So funny story. When I started writing this morning, it was just going to be an intro into a different post. But it kinda flowed. Maybe it's because I'm half asleep and so writing 'poetry' is easier than full/complete sentences. But... It's honest and straight from the heart. 2 minutes of typing as I shivered from the cold breeze coming through the window. Hope it's worth something to you.
I haven't posted in awhile.
I haven't written in a longer time.
I don't know why.
No words are with me in this moment.
No thoughts are exactly strong enough to break through the wall.
What fed me in the past?
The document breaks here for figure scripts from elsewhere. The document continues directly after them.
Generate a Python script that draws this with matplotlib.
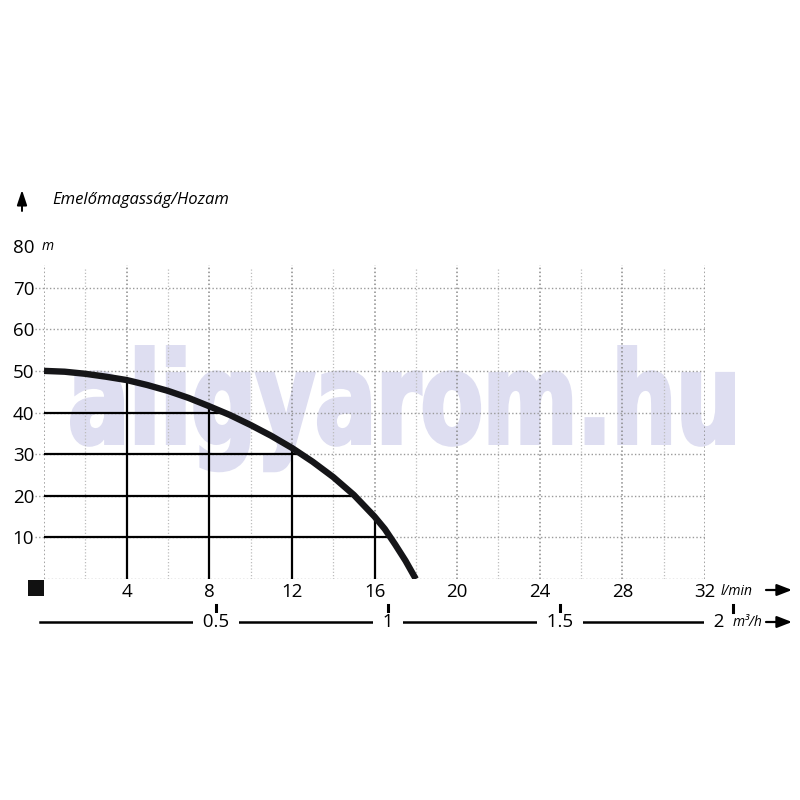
import numpy as np
import matplotlib

matplotlib.use("Agg")
import matplotlib.pyplot as plt
from matplotlib.transforms import Affine2D, blended_transform_factory
from matplotlib.textpath import TextPath
from matplotlib.patches import PathPatch, Rectangle
from matplotlib.font_manager import FontProperties
from matplotlib.lines import Line2D

plt.rcParams["font.family"] = ["Open Sans", "DejaVu Sans"]

# ---------------------------------------------------------------------------
# Data
# ---------------------------------------------------------------------------
flow_lpm = [0, 1, 2, 3, 4, 5, 6, 7, 8, 9, 10, 11, 12, 13, 14, 15, 16, 16.5, 17, 17.5, 18]
head_m = [50, 49.8, 49.3, 48.6, 47.8, 46.6, 45.2, 43.5, 41.5, 39.4, 37.0, 34.4,
          31.5, 28.2, 24.5, 20.2, 15.0, 12.0, 8.3, 4.4, 0]

x_ticks = [4, 8, 12, 16, 20, 24, 28, 32]          # l/min
y_ticks = [10, 20, 30, 40, 50, 60, 70, 80]        # m
m3h_ticks = [0.5, 1, 1.5, 2]                      # m3/h
m3h_labels = ["0.5", "1", "1.5", "2"]
ref_flows = [4, 8, 12, 16]                        # solid verticals
ref_heads = [10, 20, 30, 40]                      # solid horizontals

title = "Emelőmagasság/Hozam"
watermark = "aligyarom.hu"

W = H = 800
fig = plt.figure(figsize=(8, 8), dpi=100)
ax = fig.add_axes([44 / W, 1 - 579 / H, 661 / W, 333 / H])
ax.set_facecolor("none")
ax.set_xlim(0, 32)
ax.set_ylim(0, 80)
for s in ax.spines.values():
    s.set_visible(False)

# --- watermark (stretched, stroked text path, behind the axes) ------------
fp = FontProperties(family="DejaVu Sans", weight="bold")
tp = TextPath((0, 0), watermark, size=1, prop=fp)
ext = tp.get_extents()
grow = 2  # px added on each side by the stroke
sx = (735 - 70 - 2 * grow) / (ext.x1 - ext.x0)
sy = (445 - 345 - 2 * grow) / ext.y1
trf = (Affine2D().translate(-ext.x0, 0).scale(sx, sy)
       .translate(70 + grow, H - 445 + grow)
       .scale(1 / W, 1 / H) + fig.transFigure)
fig.add_artist(PathPatch(tp, transform=trf, facecolor="#dedef1",
                         edgecolor="#dedef1", lw=2 * grow * 0.72,
                         joinstyle="miter", zorder=-1))

# --- dotted grid ----------------------------------------------------------
dots = (0, (1, 1.6))
minor_x = np.arange(2, 32, 4)
major_x = np.arange(0, 33, 4)
ax.vlines(minor_x, 0, 75, colors="#bdbdbd", linestyles=dots, lw=0.9, zorder=1)
ax.vlines(major_x, 0, 75.5, colors="#8a8a8a", linestyles=dots, lw=1.1, zorder=1)
ax.hlines(np.arange(10, 71, 10), -0.45, 32, colors="#9a9a9a", linestyles=dots,
          lw=1.0, zorder=1, clip_on=False)
ax.hlines(0, 0, 32, colors="#9a9a9a", linestyles=dots, lw=1.0, zorder=1)

# --- solid reference lines up to the curve --------------------------------
flow = np.array(flow_lpm)
head = np.array(head_m)
for q in ref_flows:
    ax.plot([q, q], [0, np.interp(q, flow, head)], color="black", lw=1.6,
            solid_capstyle="butt", zorder=2)
for h in ref_heads:
    ax.plot([0, np.interp(h, head[::-1], flow[::-1])], [h, h], color="black",
            lw=1.6, solid_capstyle="butt", zorder=2)

# --- pump curve -----------------------------------------------------------
ax.plot(flow, head, color="#151518", lw=4.6, solid_capstyle="butt",
        solid_joinstyle="round", zorder=3)

# --- tick labels ----------------------------------------------------------
ax.set_xticks(x_ticks)
ax.set_xticklabels([str(v) for v in x_ticks], fontsize=13.5)
ax.set_yticks(y_ticks)
ax.set_yticklabels([str(v) for v in y_ticks], fontsize=13.5)
ax.tick_params(length=0)
ax.tick_params(axis="x", pad=3)
ax.tick_params(axis="y", pad=7)

ax.text(32.75, -3.0, "l/min", fontsize=10, style="italic", va="center", ha="left")
ax.text(-0.1, 80, "m", fontsize=10, style="italic", va="center", ha="left")

# --- second flow scale in m3/h --------------------------------------------
btr = blended_transform_factory(ax.transData, fig.transFigure)
y_row = 1 - 622 / H
ax.add_line(Line2D([-0.2, 32.6], [y_row, y_row], transform=btr, color="black",
                   lw=1.8, clip_on=False))
for i, (v, lab) in enumerate(zip(m3h_ticks, m3h_labels)):
    q = v * 1000 / 60
    ax.add_line(Line2D([q, q], [1 - 605 / H, 1 - 612 / H], transform=btr,
                       color="black", lw=2.2, clip_on=False))
    last = i == len(m3h_ticks) - 1
    ax.text(q - (0.75 if last else 0), y_row, "  " + lab + (" " if last else "  "),
            transform=btr, fontsize=13.5, ha="center", va="center", clip_on=False,
            bbox=dict(facecolor="white", edgecolor="none", boxstyle="square,pad=0"))
ax.text(733 / W, y_row - 0.001, "m³/h", transform=fig.transFigure, fontsize=10,
        style="italic", ha="left", va="center")

# --- arrows ---------------------------------------------------------------
arrow = dict(arrowstyle="-|>,head_length=0.9,head_width=0.35", color="black",
             lw=1.6, shrinkA=0, shrinkB=0)
for yp in (590, 622):
    ax.annotate("", xy=(792 / W, 1 - yp / H), xytext=(766 / W, 1 - yp / H),
                xycoords="figure fraction", textcoords="figure fraction",
                arrowprops=arrow)
ax.annotate("", xy=(22 / W, 1 - 190 / H), xytext=(22 / W, 1 - 211 / H),
            xycoords="figure fraction", textcoords="figure fraction",
            arrowprops=dict(arrowstyle="-|>,head_length=0.9,head_width=0.3",
                            color="black", lw=1.4, shrinkA=0, shrinkB=0))
fig.text(52 / W, 1 - 200 / H, title, fontsize=12, style="italic", va="center",
         ha="left")

# small black square at the origin
fig.add_artist(Rectangle((28 / W, 1 - 596 / H), 16 / W, 16 / H,
                         transform=fig.transFigure, facecolor="#111111",
                         edgecolor="none"))

fig.savefig("out.png", dpi=100)
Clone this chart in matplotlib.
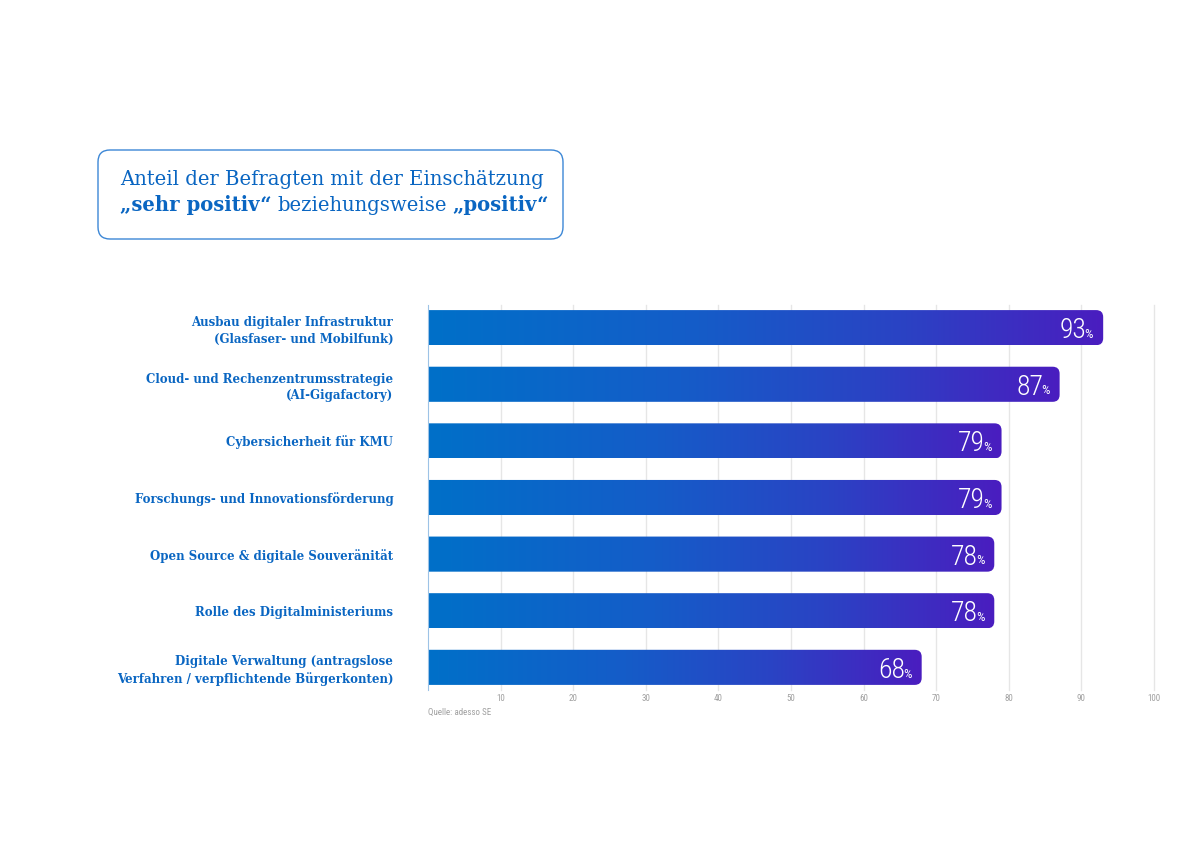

The need to understand.
The yearning to know, to feel, to be.
I wrote about hope when I lost mine.
I wrote about strength and love when I needed some.
Things are different now.
This is not to say that I don't struggle; I do.
This is not to say that I know it all; I don't.
This is to say I've lost the constant craving for something to help me.
In the past, I felt I had no where to turn in my desperation.
Sleepless nights left me hungry,
daily struggles left me empty.
I needed something to fill the void.
But now...
I am satisfied.
Not with the good stuff, but with the mediocre.
Not full to the top, just enough to keep me going.
I'm not desperate, so I'm not searching.
I don't question because I'm scared of losing.
I don't wonder cause I want at least this.
And maybe if I tried to continue untangling the mess that is life...
Maybe I'd just get wrapped in it again.
Content with what I've got.
Now I don't mean that I don't see the chaos.
I don't mean that I don't see there can be better.
I just mean that, through the years, I've tried and tried to get this far,
To unravel knots and weave a little security together out of what I've learned.
And finally, I've got some.
Finally, I have some stable footing, with a net to catch me.
But do I trust it?
If I keep climbing up this mountain, who's to say I won't fall?
To trust this net I've woven is like...
Well, I don't know, but I know that I don't like it.
So, why trust it?
Why don't I just stop, enjoy the view.
I've come this far, and that's fine with me.
Sure, I could go farther, but it's comfy here.
Kinda cozy actually.
And sure, maybe there's a reason I should keep pushing.
Maybe there's something special wrapped up in this tangle of life.
But for now, I'm happy with this ball of knots I'm holding.
It's special to me, almost 'cool' in the coolest sense of the word.
So why push?
I've written so many times not to stay content, to live with purpose,
But have I ever been content?
Maybe, as I unwrap this intricate weave of gnarled string,
It's wrapping itself around me.
It's nice here.
I'm content.
Why strive for more?
1 comments:
Really interesting Sarah. Thanks for sharing. Kind of great and sad at the same time? Or maybe lacking emotion?
Regardless, I do think contentment with life is a Godly characteristic. However, always striving for more is one too. How do these balance? Well, certainly within a place that is NOT ruled by stress, fear, and worry. Those are not of God. But sometimes dissatisfaction can be.
I pray you can REST in His love. You are special.